Chewing gum is not digestible but it definitely doesn't sit in your stomach for years. Gum actually might help things move through the bowels faster. Sorbitol is sometimes used as a sweetener in gum and this can act as a laxative. What does this mean? Yes, if you look carefully, you should see it floating next to all of those lovely yellow corn kernels.
WHY DOES YOUR PEE SMELL WHEN YOU EAT ASPARAGUS?
Asparagus contains a sulfur compound called mercaptan. It is also found in onions, garlic, rotten eggs, and in the secretions of skunks. The signature smell occurs when this substance is broken down in your digestive system. Not all people have the gene for the enzyme that breaks down mercaptan, so some of you can eat all the asparagus you want without stinking up the place. One study published in the British Journal of Clinical Pharmacology found that only 46 percent of British people tested produced the odor while 100 percent of French people tested did. Insert your favorite French joke here________________________________.
WHAT CAUSES AN ICE CREAM HEADACHE?
Aaaah, the joy of a Popsicle on a hot summer day.
One theory places the source for the brain freeze in the sinuses, where the pain may be caused by the rapid cooling of air in the frontal sinuses. This triggers local pain receptors.

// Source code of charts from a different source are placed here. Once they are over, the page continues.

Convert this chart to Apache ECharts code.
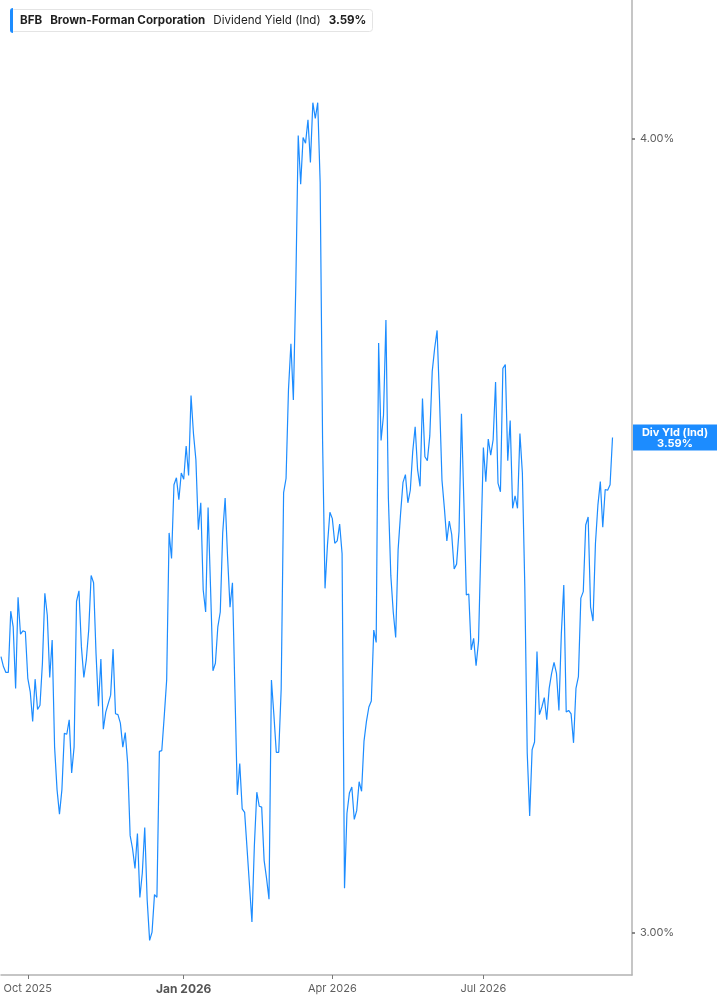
<!DOCTYPE html>
<html>
<head>
<meta charset="utf-8">
<script src="https://cdn.jsdelivr.net/npm/echarts@6/dist/echarts.min.js"></script>
<style>
  html, body { margin: 0; padding: 0; background: #ffffff; }
  #chart { width: 717px; height: 1005px; }
</style>
</head>
<body>
<div id="chart"></div>
<script>
// ---------------- data ----------------
const ticker = 'BFB';
const companyName = 'Brown-Forman Corporation';
const metricName = 'Dividend Yield (Ind)';
const tagName = 'Div Yld (Ind)';

// first trading day shown, market holidays, and number of axis slots (incl. empty future days)
const firstTradingDay = '2025-09-16';
const marketHolidays = ['2025-11-27', '2025-12-25', '2026-01-01', '2026-01-19', '2026-02-16',
  '2026-04-03', '2026-05-25', '2026-06-19', '2026-07-03', '2026-09-07'];
const axisSlots = 260;

// dividend yield (%), one value per trading day
const yieldValues = [
  3.316, 3.304, 3.297, 3.297, 3.371, 3.352, 3.278, 3.388, 3.343, 3.347,
  3.346, 3.290, 3.274, 3.239, 3.289, 3.253, 3.258, 3.308, 3.393, 3.366,
  3.291, 3.336, 3.209, 3.160, 3.132, 3.160, 3.225, 3.224, 3.241, 3.179,
  3.209, 3.383, 3.396, 3.328, 3.291, 3.312, 3.348, 3.415, 3.406, 3.320,
  3.257, 3.313, 3.230, 3.250, 3.260, 3.270, 3.325, 3.248, 3.247, 3.237,
  3.209, 3.226, 3.190, 3.108, 3.093, 3.071, 3.110, 3.039, 3.066, 3.117,
  3.036, 2.992, 3.001, 3.042, 3.039, 3.204, 3.205, 3.245, 3.288, 3.468,
  3.436, 3.529, 3.538, 3.510, 3.544, 3.536, 3.579, 3.541, 3.645, 3.595,
  3.561, 3.472, 3.506, 3.397, 3.370, 3.500, 3.401, 3.299, 3.308, 3.352,
  3.370, 3.468, 3.512, 3.438, 3.376, 3.406, 3.277, 3.154, 3.190, 3.138,
  3.134, 3.093, 3.052, 3.012, 3.097, 3.157, 3.141, 3.140, 3.080, 3.060,
  3.037, 3.288, 3.247, 3.203, 3.203, 3.277, 3.519, 3.537, 3.653, 3.714,
  3.639, 3.793, 4.005, 3.935, 4.002, 3.994, 4.028, 3.966, 4.053, 4.030,
  4.053, 3.937, 3.585, 3.399, 3.453, 3.494, 3.486, 3.455, 3.458, 3.479,
  3.442, 3.049, 3.133, 3.156, 3.163, 3.126, 3.136, 3.169, 3.158, 3.216,
  3.239, 3.256, 3.263, 3.348, 3.333, 3.715, 3.586, 3.619, 3.746, 3.512,
  3.415, 3.370, 3.339, 3.447, 3.492, 3.532, 3.542, 3.506, 3.522, 3.572,
  3.604, 3.548, 3.527, 3.641, 3.565, 3.560, 3.592, 3.677, 3.708, 3.732,
  3.639, 3.535, 3.499, 3.458, 3.483, 3.466, 3.423, 3.429, 3.470, 3.621,
  3.506, 3.391, 3.392, 3.324, 3.338, 3.305, 3.334, 3.455, 3.577, 3.533,
  3.588, 3.567, 3.587, 3.663, 3.531, 3.520, 3.681, 3.686, 3.560, 3.612,
  3.499, 3.515, 3.499, 3.595, 3.544, 3.401, 3.202, 3.130, 3.206, 3.215,
  3.322, 3.247, 3.256, 3.267, 3.241, 3.278, 3.296, 3.309, 3.296, 3.252,
  3.344, 3.403, 3.250, 3.252, 3.248, 3.214, 3.278, 3.292, 3.387, 3.395,
  3.478, 3.488, 3.376, 3.359, 3.455, 3.503, 3.533, 3.475, 3.523, 3.522,
  3.529, 3.590
];

// y axis (log scale) extent and tick labels
const yMin = 2.9547;
const yMax = 4.2066;
const yTickValues = [3, 4];

const monthNames = ['Jan', 'Feb', 'Mar', 'Apr', 'May', 'Jun', 'Jul', 'Aug', 'Sep', 'Oct', 'Nov', 'Dec'];
const quarterMonths = [0, 3, 6, 9];

// ---------------- build categories ----------------
function buildTradingDays(start, count, holidays) {
  const out = [];
  const d = new Date(start + 'T00:00:00Z');
  while (out.length < count) {
    const wd = d.getUTCDay();
    const iso = d.toISOString().slice(0, 10);
    if (wd !== 0 && wd !== 6 && holidays.indexOf(iso) < 0) out.push(iso);
    d.setUTCDate(d.getUTCDate() + 1);
  }
  return out;
}
const dates = buildTradingDays(firstTradingDay, axisSlots, marketHolidays);

function isQuarterStart(idx) {
  if (idx <= 0) return false;
  const m = +dates[idx].slice(5, 7) - 1;
  const pm = +dates[idx - 1].slice(5, 7) - 1;
  return m !== pm && quarterMonths.indexOf(m) >= 0;
}

const lastValue = yieldValues[yieldValues.length - 1];
const lastText = lastValue.toFixed(2) + '%';
const lineColor = '#1c8cff';

const chart = echarts.init(document.getElementById('chart'), null, { renderer: 'canvas' });
chart.setOption({
  animation: false,
  backgroundColor: '#ffffff',
  textStyle: { fontFamily: 'Inter, "Noto Sans", sans-serif' },
  title: {
    left: 10,
    top: 8,
    padding: [6, 6, 5, 10],
    borderColor: '#e4e4e4',
    borderWidth: 1,
    borderRadius: 3,
    text: '{b|' + ticker + '}{s| }{b|' + companyName + '}{s| }{n|' + metricName + '}{s| }{b|' + lastText + '}',
    textStyle: {
      rich: {
        b: { fontFamily: 'Inter', fontSize: 11.6, fontWeight: 'bold', color: '#1f1f1f', lineHeight: 14 },
        n: { fontFamily: 'Inter', fontSize: 11.6, fontWeight: 'normal', color: '#1f1f1f', lineHeight: 14 },
        s: { width: 8, fontSize: 11.6, lineHeight: 14 }
      }
    }
  },
  graphic: [{
    type: 'rect',
    left: 10,
    top: 8,
    z: 100,
    shape: { width: 3, height: 25, r: [3, 0, 0, 3] },
    style: { fill: lineColor }
  }],
  grid: { left: 1, right: 85, top: 0, bottom: 30, containLabel: false },
  xAxis: {
    type: 'category',
    boundaryGap: false,
    data: dates,
    axisLine: { show: true, lineStyle: { color: '#b3b3b3', width: 1.5 } },
    axisTick: {
      show: true,
      interval: (i) => isQuarterStart(i),
      length: 4,
      lineStyle: { color: '#777', width: 1 }
    },
    axisLabel: {
      interval: (i) => isQuarterStart(i),
      margin: 8,
      fontFamily: 'Inter',
      fontSize: 11,
      color: '#5f5f5f',
      formatter: (v) => {
        const m = +v.slice(5, 7) - 1;
        const y = v.slice(0, 4);
        const txt = monthNames[m] + ' ' + y;
        return m === 0 ? '{y|' + txt + '}' : txt;
      },
      rich: {
        y: { fontFamily: 'Inter', fontSize: 12, fontWeight: 'bold', color: '#555' }
      }
    },
    splitLine: { show: false }
  },
  yAxis: {
    type: 'log',
    logBase: 10,
    position: 'right',
    min: yMin,
    max: yMax,
    axisLine: { show: true, lineStyle: { color: '#b3b3b3', width: 1.5 } },
    axisTick: {
      show: true,
      customValues: yTickValues,
      length: 3,
      lineStyle: { color: '#666', width: 1.5 }
    },
    axisLabel: {
      customValues: yTickValues,
      margin: 8,
      fontFamily: 'Inter',
      fontSize: 11,
      color: '#5f5f5f',
      formatter: (v) => Number(v).toFixed(2) + '%'
    },
    splitLine: { show: false },
    minorTick: { show: false },
    minorSplitLine: { show: false }
  },
  series: [{
    type: 'line',
    data: yieldValues,
    showSymbol: false,
    symbol: 'none',
    clip: false,
    lineStyle: { color: lineColor, width: 1.2 },
    itemStyle: { color: lineColor },
    markLine: {
      silent: true,
      animation: false,
      symbol: ['none', 'none'],
      lineStyle: { color: 'rgba(0,0,0,0)', width: 1, type: 'solid' },
      data: [{ yAxis: lastValue }],
      label: {
        show: true,
        position: 'end',
        distance: 1,
        formatter: '{a|' + tagName + '}\n{a|' + lastText + '}',
        backgroundColor: lineColor,
        padding: [2, 0, 1, 0],
        rich: {
          a: { width: 84, align: 'center', color: '#ffffff', fontFamily: 'Inter', fontSize: 11, fontWeight: 'bold', lineHeight: 11.5 }
        }
      }
    }
  }]
});
</script>
</body>
</html>
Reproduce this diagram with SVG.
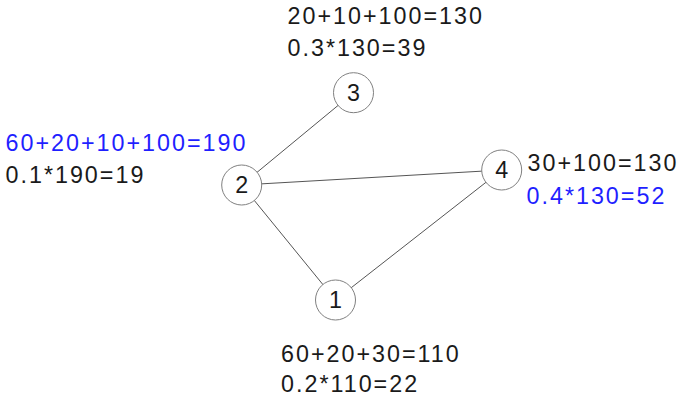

Another theory postulates that the constriction of blood vessels in the roof and rear of the mouth causes pain receptors to overload and refer the pain to your head. There is a nerve center there, in the back of your mouth, called the sphenopalatine ganglion, and this is the most likely source of the dreaded ice cream headache.
A friend of ours suggested a quick cure of rapidly rubbing your tongue on the roof of your mouth to warm it up. Her demonstration included a bizarre clucking sound. Leyner tried this and found himself followed by a large goose of whom he seems to have become inordinately fond.